To get a laugh through movement is a fantastically hard thing to do, because most dance you can be as vague as you want and you just expect the audience to sit there po-faced, there’s no expectation that you have to achieve anything. But if I’m setting out to make somebody laugh, I have to be really clear… or if I want someone to be touched I have to find out how I find movement that will truly touch someone, as opposed to just doing pretty movement. And I’m afraid that’s what dance for me often is.

Do you not see any value in movement that is just beautiful?

I’m not against some abstraction or some beauty, but for me actually often fallibility, vulnerability is beautiful and unfortunately most dance is often about a very limited notion of beauty, a limited notion of aesthetic. Can’t something that comes across the stage twisted and contorted be beautiful?
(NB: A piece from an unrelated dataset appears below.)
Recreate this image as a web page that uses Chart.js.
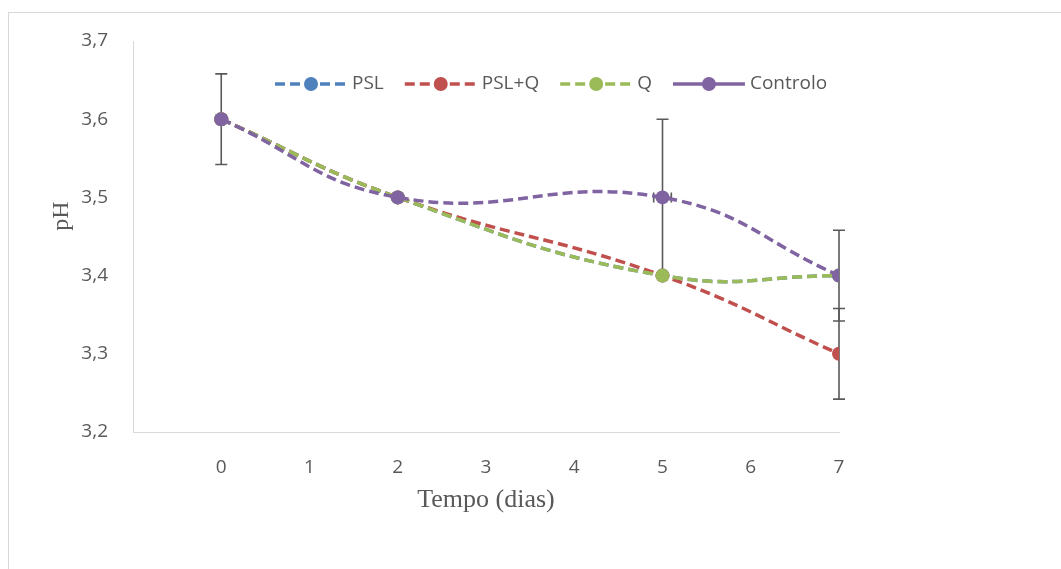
<!DOCTYPE html>
<html>
<head>
<meta charset="utf-8">
<script src="https://cdn.jsdelivr.net/npm/chart.js@4.4.1/dist/chart.umd.min.js"></script>
<style>
  html, body { margin: 0; padding: 0; background: #fff; }
  #moldura { position: absolute; left: 8px; top: 12px; right: 0; bottom: 0;
             border-top: 1px solid #d9d9d9; border-left: 1px solid #d9d9d9; }
  #wrap { position: absolute; left: 0; top: 0; width: 1061px; height: 569px; }
</style>
</head>
<body>
<div id="moldura"></div>
<div id="wrap"><canvas id="grafico"></canvas></div>
<script>
// dias de armazenamento e pH medido
const dias = [0, 2, 5, 7];
const series = ['PSL', 'PSL+Q', 'Q', 'Controlo'];
const phPSL = [3.6, 3.5, 3.4, 3.4];
const phPSLQ = [3.6, 3.5, 3.4, 3.3];
const phQ = [3.6, 3.5, 3.4, 3.4];
const phControlo = [3.6, 3.5, 3.5, 3.4];

// desvio padrão (barras de erro)
const erroPSL = [0.058, 0, 0, 0.058];
const erroPSLQ = [0, 0, 0, 0.058];
const erroQ = [0, 0, 0, 0];
const erroControlo = [0, 0, 0.1, 0];
const erroXControlo = [0, 0, 0.1, 0];   // erro horizontal no dia 5

const cores = ['#4F81BD', '#C0504D', '#9BBB59', '#8064A2'];
const legendaTracejada = [true, true, true, false];
const ticksX = [0, 1, 2, 3, 4, 5, 6, 7];
const ticksY = [3.2, 3.3, 3.4, 3.5, 3.6, 3.7];

const valores = [phPSL, phPSLQ, phQ, phControlo];
const erros = [erroPSL, erroPSLQ, erroQ, erroControlo];
const errosX = [null, null, null, erroXControlo];

const traco = [10, 5];

const datasets = series.map((nome, k) => ({
  label: nome,
  data: dias.map((d, i) => ({ x: d, y: valores[k][i] })),
  erroY: erros[k],
  erroX: errosX[k],
  borderColor: cores[k],
  backgroundColor: cores[k],
  borderWidth: 3.5,
  borderDash: traco,
  tension: 0.45,
  pointRadius: 7,
  pointBorderWidth: 0,
  pointBackgroundColor: cores[k],
  order: series.length - 1 - k      // Controlo por cima
}));

// barras de erro (por baixo dos marcadores)
const barrasErro = {
  id: 'barrasErro',
  beforeDatasetsDraw(chart) {
    const { ctx, scales: { x, y } } = chart;
    ctx.save();
    ctx.strokeStyle = '#595959';
    ctx.lineWidth = 1.6;
    chart.data.datasets.forEach(ds => {
      ds.data.forEach((p, i) => {
        const px = x.getPixelForValue(p.x);
        const py = y.getPixelForValue(p.y);
        const ey = ds.erroY ? ds.erroY[i] : 0;
        if (ey) {
          const y1 = y.getPixelForValue(p.y + ey), y2 = y.getPixelForValue(p.y - ey);
          ctx.beginPath();
          ctx.moveTo(px, y1); ctx.lineTo(px, y2);
          ctx.moveTo(px - 6, y1); ctx.lineTo(px + 6, y1);
          ctx.moveTo(px - 6, y2); ctx.lineTo(px + 6, y2);
          ctx.stroke();
        }
        const ex = ds.erroX ? ds.erroX[i] : 0;
        if (ex) {
          const x1 = x.getPixelForValue(p.x - ex), x2 = x.getPixelForValue(p.x + ex);
          ctx.beginPath();
          ctx.moveTo(x1, py); ctx.lineTo(x2, py);
          ctx.moveTo(x1, py - 5); ctx.lineTo(x1, py + 5);
          ctx.moveTo(x2, py - 5); ctx.lineTo(x2, py + 5);
          ctx.stroke();
        }
      });
    });
    ctx.restore();
  }
};

// legenda dentro da área do gráfico + título do eixo y
const legenda = {
  id: 'legenda',
  afterDraw(chart) {
    const { ctx, chartArea } = chart;
    ctx.save();
    ctx.font = '19px "Open Sans"';
    ctx.textBaseline = 'middle';
    let xx = chartArea.left + 142;
    const yy = chartArea.top + 43;
    series.forEach((nome, k) => {
      ctx.strokeStyle = cores[k];
      ctx.fillStyle = cores[k];
      ctx.lineWidth = 3.5;
      ctx.setLineDash(legendaTracejada[k] ? traco : []);
      ctx.beginPath();
      ctx.moveTo(xx, yy); ctx.lineTo(xx + 72, yy);
      ctx.stroke();
      ctx.beginPath();
      ctx.arc(xx + 36, yy, 7, 0, Math.PI * 2);
      ctx.fill();
      ctx.fillStyle = '#595959';
      ctx.fillText(nome, xx + 77, yy);
      xx += 77 + ctx.measureText(nome).width + 21;
    });
    ctx.setLineDash([]);
    ctx.font = '24px "Liberation Serif"';
    ctx.fillStyle = '#595959';
    ctx.textAlign = 'center';
    ctx.translate(62, 216);
    ctx.rotate(-Math.PI / 2);
    ctx.fillText('pH', 0, 0);
    ctx.restore();
  }
};

new Chart('grafico', {
  type: 'line',
  data: { datasets },
  options: {
    responsive: true,
    maintainAspectRatio: false,
    animation: false,
    layout: { padding: { left: 0, right: 222, top: 41, bottom: 37 } },
    plugins: { legend: { display: false }, tooltip: { enabled: false } },
    scales: {
      x: {
        type: 'linear', min: -1, max: 7,
        afterFit: s => { s.height = 100; },
        afterBuildTicks: s => { s.ticks = ticksX.map(v => ({ value: v })); },
        grid: { display: false },
        border: { display: true, color: '#d9d9d9', width: 1 },
        ticks: { color: '#595959', font: { family: 'Open Sans', size: 19 }, padding: 16 },
        title: { display: true, text: 'Tempo (dias)', color: '#595959',
                 font: { family: 'Liberation Serif', size: 26 }, padding: { top: 0, bottom: 16 } }
      },
      y: {
        min: 3.2, max: 3.7,
        afterFit: s => { s.width = 133; },
        afterBuildTicks: s => { s.ticks = ticksY.map(v => ({ value: v })); },
        grid: { display: false },
        border: { display: true, color: '#d9d9d9', width: 1 },
        ticks: { color: '#595959', font: { family: 'Open Sans', size: 19 }, padding: 17,
                 callback: v => v.toFixed(1).replace('.', ',') }
      }
    }
  },
  plugins: [barrasErro, legenda]
});
</script>
</body>
</html>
Most dance in this country presents us with a very limited range of what is beautiful, and a very limited range of body – it may be very flexible, but it’s not very representative of the greater world. So I think my big concern is that dance has an over abundance of beautiful wallpaper, what I often refer to as using ‘wallpaper’. But dance like other art forms need some solid foundations – we shouldn’t be wallpapering, we should be building walls or roofs.

I think there’s not a lot of very substantial stuff around. There is, but a lot of it is happening in Europe. They’re more profound and less obsessed with doing beautiful patterns for the sake of it, and movement that doesn’t really relate to anything other than movement construction really. It’s like mathematical phrase manipulation – I could make hours of movement for you just using mathematical formula. It isn’t going to do anything.
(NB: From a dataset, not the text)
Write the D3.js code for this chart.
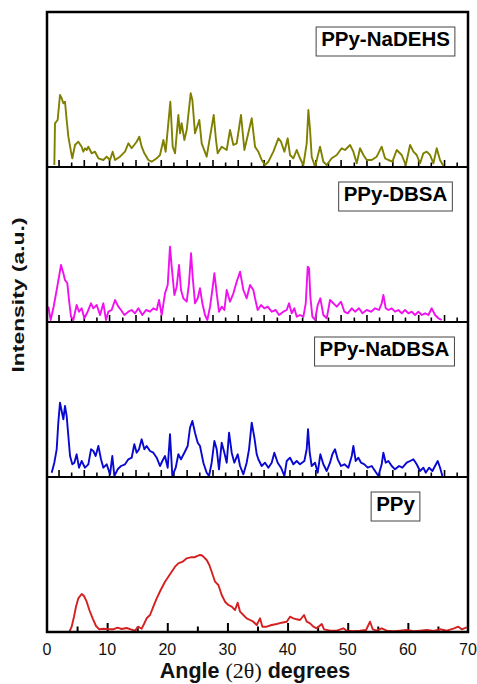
<!DOCTYPE html>
<html><head><meta charset="utf-8">
<script src="https://cdn.jsdelivr.net/npm/d3@7"></script>
<style>body{margin:0;background:#fff}</style>
</head><body>
<svg id="chart" width="477" height="684"></svg>
<script>
// ---------------- DATA ----------------
const seriesNames = ["PPy-NaDEHS", "PPy-DBSA", "PPy-NaDBSA", "PPy"];

// [2θ (deg), intensity (a.u.)]
const ppyNaDEHS = [[1.22,2],[1.33,43.7],[1.77,47],[2.16,72],[2.44,68.7],[2.72,63.7],[2.99,65.3],[3.27,47],[3.55,30.3],[3.99,15.3],[4.21,8.7],[4.66,22],[5.21,25.3],[5.76,20.3],[6.04,15.3],[6.32,18.7],[6.6,17],[6.87,20.3],[7.43,13.7],[7.98,15.3],[8.54,8.7],[9.37,7],[9.92,10.3],[10.48,7],[10.92,15.3],[11.31,7],[12.14,10.3],[12.97,15.3],[13.53,23.7],[14.08,18.7],[14.91,25.3],[15.35,30.3],[15.74,20.3],[16.19,13.7],[16.85,7],[17.41,5.3],[18.24,8.7],[18.79,12],[19.35,27],[19.73,15.3],[20.51,65.3],[20.9,20.3],[21.29,13.7],[21.84,52],[22.12,33.7],[22.39,43.7],[22.84,27],[23.23,37],[23.89,73.7],[24.17,67],[24.61,33.7],[25.33,47],[25.72,23.7],[26.55,10.3],[27.72,52],[28.1,27],[28.38,13.7],[29.05,20.3],[29.88,17],[30.43,37],[30.99,22],[31.54,23.7],[32.26,52],[32.82,17],[34.04,48.7],[34.59,20.3],[35.14,15.3],[35.7,7],[36.25,2],[36.81,5.3],[37.64,15.3],[38.47,28.7],[38.91,25.3],[39.47,15.3],[40.02,28.7],[40.41,12],[40.96,8.7],[41.52,17],[42.07,8.7],[42.63,2],[43.18,23.7],[43.46,57],[43.74,37],[44.01,10.3],[44.57,0.3],[45.4,20.3],[45.95,5.3],[46.51,2],[47.34,8.7],[48.17,12],[49.0,18.7],[49.56,17],[50.39,22],[50.94,15.3],[51.5,3.7],[52.05,18.7],[52.61,12],[53.16,7],[53.99,7],[54.82,10.3],[55.65,20.3],[56.21,8.7],[56.76,7],[57.43,5.3],[58.15,17],[58.98,12],[59.65,2],[60.37,22],[60.92,15.3],[61.47,12],[62.03,3.7],[62.58,13.7],[63.14,15.3],[63.69,12],[64.25,3.7],[64.8,18.7],[65.35,7],[65.91,1]];

const ppyDBSA = [[0.22,15.3],[0.61,2],[1.05,13.7],[1.61,32],[2.0,45.3],[2.33,57],[2.72,48.7],[2.99,42],[3.38,38.7],[3.66,22],[3.99,5.3],[4.38,2],[4.93,17],[5.32,10.3],[5.76,13.7],[6.21,3.7],[6.76,10.3],[7.32,18.7],[7.71,13.7],[8.26,17],[8.82,7],[9.37,18.7],[9.81,2],[10.2,10.3],[10.75,12],[11.31,22],[11.86,15.3],[12.31,12],[12.86,7],[13.53,10.3],[14.08,12],[14.63,8.7],[15.19,13.7],[15.85,7],[16.46,12],[17.13,10.3],[17.68,13.7],[18.24,12],[18.63,22],[19.07,7],[19.62,28.7],[20.07,37],[20.45,75.3],[20.73,55.3],[21.18,27],[21.57,35.3],[21.95,57],[22.28,32],[22.67,23.7],[23.23,20.3],[23.61,38.7],[23.95,68.7],[24.22,45.3],[24.61,18.7],[25.06,23.7],[25.44,33.7],[25.83,18.7],[26.27,7],[26.66,2],[27.11,15.3],[27.49,32],[27.83,48.7],[28.22,28.7],[28.6,10.3],[29.05,15.3],[29.49,12],[29.88,32],[30.43,20.3],[30.99,28.7],[31.54,40.3],[32.1,50.3],[32.65,32],[33.2,23.7],[33.76,37],[34.31,32],[34.59,23.7],[35.03,12],[35.59,17],[36.14,13.7],[36.7,15.3],[37.36,10.3],[38.03,12],[38.58,7],[39.3,10.3],[39.86,12],[40.24,18.7],[40.69,8.7],[41.13,13.7],[41.52,5.3],[42.07,7],[42.63,5.3],[43.02,18.7],[43.35,55.3],[43.57,53.7],[43.79,25.3],[44.12,5.3],[44.57,2],[45.01,17],[45.45,23.7],[45.95,7],[46.51,3.7],[47.06,22],[47.62,18.7],[48.17,15.3],[48.89,20.3],[49.45,10.3],[50.0,8.7],[50.67,13.7],[51.22,10.3],[51.88,13.7],[52.44,8.7],[53.16,12],[53.88,10.3],[54.55,13.7],[55.2,12],[55.65,18.7],[55.93,27],[56.32,13.7],[56.76,12],[57.32,13.7],[57.87,10.3],[58.43,12],[58.98,8.7],[59.53,12],[60.09,8.7],[60.64,10.3],[61.2,7],[61.75,10.3],[62.31,7],[62.86,8.7],[63.41,7],[63.97,13.7],[64.52,7],[65.08,3.7],[65.63,2]];

const ppyNaDBSA = [[0.78,4.3],[1.22,14.3],[1.61,27.7],[1.88,54.3],[2.16,74.3],[2.44,66],[2.72,57.7],[2.99,71],[3.27,61],[3.55,41],[3.83,21],[4.21,12.7],[4.55,14.3],[4.93,22.7],[5.32,9.3],[5.76,16],[6.32,9.3],[6.87,12.7],[7.32,27.7],[7.71,26],[8.09,21],[8.54,31],[8.98,17.7],[9.37,9.3],[9.92,12.7],[10.48,2.7],[10.86,21],[11.2,1],[11.75,7.7],[12.31,11],[12.97,12.7],[13.53,17.7],[14.08,19.3],[14.52,32.7],[14.91,24.3],[15.3,27.7],[15.74,37.7],[16.19,27.7],[16.57,31],[17.13,26],[17.68,24.3],[18.24,19.3],[18.79,11],[19.18,16],[19.62,21],[20.07,9.3],[20.45,42.7],[20.84,1],[21.4,9.3],[21.84,22.7],[22.28,17.7],[22.84,24.3],[23.39,31],[23.78,49.3],[24.17,56],[24.61,44.3],[25.06,34.3],[25.44,31],[26.0,14.3],[26.55,4.3],[26.94,1],[27.38,14.3],[27.83,36],[28.22,27.7],[28.6,7.7],[29.05,34.3],[29.49,24.3],[29.88,14.3],[30.27,44.3],[30.71,24.3],[31.15,14.3],[31.71,22.7],[32.1,11],[32.65,2.7],[33.2,14.3],[33.59,27.7],[34.04,54.3],[34.48,39.3],[34.87,22.7],[35.14,17.7],[35.7,11],[36.25,14.3],[36.81,9.3],[37.36,14.3],[37.8,24.3],[38.36,14.3],[38.91,9.3],[39.47,1],[39.86,16],[40.41,19.3],[40.96,12.7],[41.52,16],[42.07,12.7],[42.79,16],[43.18,27.7],[43.4,47.7],[43.68,24.3],[44.01,11],[44.57,14.3],[45.01,4.3],[45.45,22.7],[45.95,12.7],[46.51,6],[47.06,14.3],[47.45,22.7],[47.89,27.7],[48.34,17.7],[48.89,11],[49.45,12.7],[50.11,9.3],[50.67,21],[50.94,31],[51.33,16],[51.77,19.3],[52.22,14.3],[52.77,12.7],[53.33,9.3],[53.99,11],[54.55,6],[55.1,1],[55.65,12.7],[55.93,24.3],[56.32,14.3],[56.76,16],[57.32,11],[57.87,7.7],[58.54,11],[59.09,9.3],[59.81,14.3],[60.37,16],[60.92,17.7],[61.47,12.7],[62.03,6],[62.58,9.3],[62.97,4.3],[63.53,9.3],[64.08,6],[64.52,11],[64.97,16],[65.36,9.3],[65.74,1]];

const ppy = [[3.71,0],[4.1,5.3],[4.49,15.3],[4.82,25.3],[5.21,33.7],[5.76,38],[6.15,36],[6.6,30.3],[7.04,22],[7.59,13.7],[8.15,6],[8.7,2.7],[9.37,3.3],[10.2,2.7],[11.03,2.7],[11.7,4.3],[12.42,3],[13.25,4],[13.91,2.7],[14.63,1.3],[15.19,5.3],[15.74,3.3],[16.13,8],[16.57,13.7],[17.13,17],[17.68,25.3],[18.24,33.7],[18.9,42],[19.62,50.3],[20.18,55.3],[20.73,60.3],[21.29,65.3],[21.84,68.7],[22.56,70.3],[23.23,73.7],[23.89,74.7],[24.45,74.7],[25.0,76],[25.33,77],[25.72,76.7],[26.11,74.7],[26.55,72],[26.99,67],[27.38,60.3],[27.94,50.3],[28.49,47],[29.05,37],[29.6,30.3],[30.16,27],[30.71,25.3],[31.26,22],[31.71,29.3],[32.1,20.3],[32.65,17],[33.2,13.7],[33.76,12],[34.31,10.3],[34.87,7],[35.42,13.7],[35.81,5.3],[36.53,5.3],[37.36,7],[38.19,8],[39.02,9.3],[39.86,10.3],[40.41,15.3],[40.96,13.7],[41.52,12.7],[42.07,12],[42.74,17],[43.18,10.3],[43.74,8.7],[44.29,5.3],[44.85,3.7],[45.68,8],[46.07,2.7],[47.06,1.3],[48.17,1.3],[49.28,3.7],[49.83,1.3],[50.94,0.7],[52.05,1.3],[53.05,2],[53.71,10.3],[54.16,2.7],[54.82,1.3],[55.65,3.7],[56.49,1.3],[57.59,0.7],[58.7,1.3],[59.81,2],[60.92,0.7],[62.03,1.3],[63.14,2],[64.25,1],[65.35,2.7],[66.46,1.3],[67.57,3.3],[68.4,5.3],[68.96,2.7],[69.79,4.7]];

const xTickLabels = [0, 10, 20, 30, 40, 50, 60, 70];
const xMajorTicks = [10, 20, 30, 40, 50, 60];
const xMinorTicks = [5, 15, 25, 35, 45, 55, 65];
const upperPanelTicks = [2.0,4.1,6.2,8.3,10.4,12.6,14.8,16.9,19.0,21.1,23.3,25.4,27.6,29.7,31.8,34.0,36.1,38.3,40.4,42.5,44.7,46.8,48.9,51.1,53.2,55.3,57.5,59.6,61.8,63.9,66.1,68.2];

// ---------------- LAYOUT / STYLE ----------------
const seriesData = [ppyNaDEHS, ppyDBSA, ppyNaDBSA, ppy];
const colors = ["#808000", "#f010f0", "#0808d0", "#d42020"];
const legendCenters = [385.5, 395.5, 384.5, 395.5];
const L = 47, R = 468, T = 12, PH = 155;
const sansBold = "'Liberation Sans', Arial, sans-serif";

const svg = d3.select("#chart");
const x = d3.scaleLinear().domain([0, 70]).range([L, R]);

seriesNames.forEach((name, i) => {
  const top = T + i * PH, bottom = top + PH;
  const y = d3.scaleLinear().domain([0, 155]).range([bottom, top]);
  const g = svg.append("g");

  // ticks
  if (i < 3) {
    g.selectAll("line.tk").data(upperPanelTicks).join("line")
      .attr("x1", d => x(d)).attr("x2", d => x(d))
      .attr("y1", bottom).attr("y2", (d, k) => bottom - (k % 2 === 0 ? 7 : 4.5))
      .attr("stroke", "#000").attr("stroke-width", 1.6);
  } else {
    const axis = d3.axisBottom(x).tickValues(xMajorTicks.concat(xMinorTicks))
      .tickSizeInner(0).tickSizeOuter(0).tickFormat("");
    const ag = g.append("g").attr("transform", `translate(0,${bottom})`).call(axis);
    ag.select(".domain").remove();
    ag.selectAll(".tick line")
      .attr("y2", d => xMajorTicks.includes(d) ? -9 : -5.5)
      .attr("stroke", "#000").attr("stroke-width", 2);
  }

  const line = d3.line().x(d => x(d[0])).y(d => y(d[1]));
  g.append("path").datum(seriesData[i])
    .attr("d", line).attr("fill", "none")
    .attr("stroke", colors[i]).attr("stroke-width", 1.9)
    .attr("stroke-linejoin", "round");

  // panel divider
  if (i < 3) {
    g.append("line").attr("x1", L).attr("x2", R).attr("y1", bottom).attr("y2", bottom)
      .attr("stroke", "#000").attr("stroke-width", 2.2);
  }

  // legend box
  const lg = svg.append("g");
  const t = lg.append("text").text(name)
    .attr("x", legendCenters[i]).attr("y", top + 34)
    .attr("text-anchor", "middle")
    .attr("font-family", sansBold).attr("font-weight", "bold")
    .attr("font-size", 20.5).attr("fill", "#000");
  const w = t.node().getComputedTextLength();
  lg.insert("rect", "text")
    .attr("x", legendCenters[i] - w / 2 - 5).attr("y", top + 15)
    .attr("width", w + 10).attr("height", 29)
    .attr("fill", "#fff").attr("stroke", "#444").attr("stroke-width", 1);
});

// outer frame
svg.append("rect").attr("x", L).attr("y", T).attr("width", R - L).attr("height", 4 * PH)
  .attr("fill", "none").attr("stroke", "#000").attr("stroke-width", 2.5);

// bottom tick labels
svg.append("g").selectAll("text").data(xTickLabels).join("text")
  .attr("x", d => x(d)).attr("y", 655)
  .attr("text-anchor", "middle")
  .attr("font-family", "'Liberation Sans', Arial, sans-serif")
  .attr("font-size", 16).attr("fill", "#111")
  .text(d => d);

// x axis title
const xt = svg.append("text").attr("x", 255).attr("y", 678).attr("text-anchor", "middle")
  .attr("font-family", sansBold).attr("font-weight", "bold").attr("font-size", 21.5).attr("fill", "#111");
xt.append("tspan").text("Angle ");
xt.append("tspan").attr("font-family", "'Liberation Serif', 'Times New Roman', serif")
  .attr("font-weight", "normal").attr("font-size", 22).text("(2θ)");
xt.append("tspan").text(" degrees");

// y axis title
svg.append("text")
  .attr("transform", "translate(24,295) rotate(-90) scale(1.43,1)")
  .attr("text-anchor", "middle")
  .attr("font-family", sansBold).attr("font-weight", "bold").attr("font-size", 16)
  .attr("fill", "#111")
  .text("Intensity (a.u.)");
</script>
</body></html>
Do you think that is why contemporary dance isn’t so popular in Britain? Do you think the general public see it as just “floating around a bit”? (Newson quoted in an interview with Donald Hutera for Dance Umbrella newsletter)
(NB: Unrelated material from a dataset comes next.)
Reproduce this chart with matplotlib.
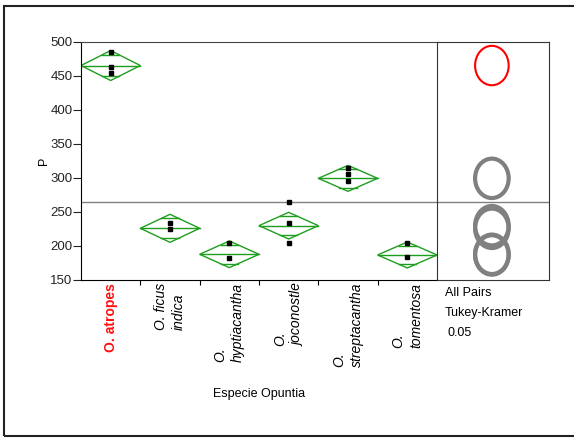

There was a big study in America where they asked questions about various art forms, theatre, films, music and dance, and one of the questions was ‘if a programme had theatre / film / dance etc in it, would you consider seeing it?’ and dance had the worst rating – over 50% of people said they wouldn’t even contemplate seeing something if it had the word dance in it.

Now that goes to show that people have huge prejudices as to what they see as ‘dance’. That’s why we don’t call ourselves DV8 dance company, we call ourselves DV8 Physical Theatre because we are doing theatre. I have an absolute commitment to the body, I don’t want to do ‘Talking Head’ pieces, I believe that if you get people to move honestly with their body and if they want to talk, [they can] talk.

I can’t say everything in movement. It’s very hard to say in movement this is this guy’s sister in movement terms. Sometimes if you want to be specific on stage, you have to be specific. There is a quite elitist, purist mentality that I actually find quite snobbish and, if I’m truthful, very negative.

Are you and DV8 one and the same? Would you ever leave and let them exist without you?

Well, I am DV8. Who knows though, if I decide to stop working I suppose technically the board of directors could go on, but I have been here from the beginning, I founded the company, I’ve been the constant peg through it all. I’ve been the absolute conceiver and director of the work. I’ve had great people work with me, and I don’t want to sound overly arrogant as my work can only be as good as the artists who work with me.

I’ve worked with some incredible artists –not just their bodies, not just dance steps, but incredible emotionally, because they have been frustrated with the status quo in dance and they have wanted to speak about their lives and try to relate that to the lives of the audience. And I think that is ultimately why I keep making this work; somehow I want to talk about the world around me that I find so maddening at times that if I didn’t have theatre I’m sure I would be insane.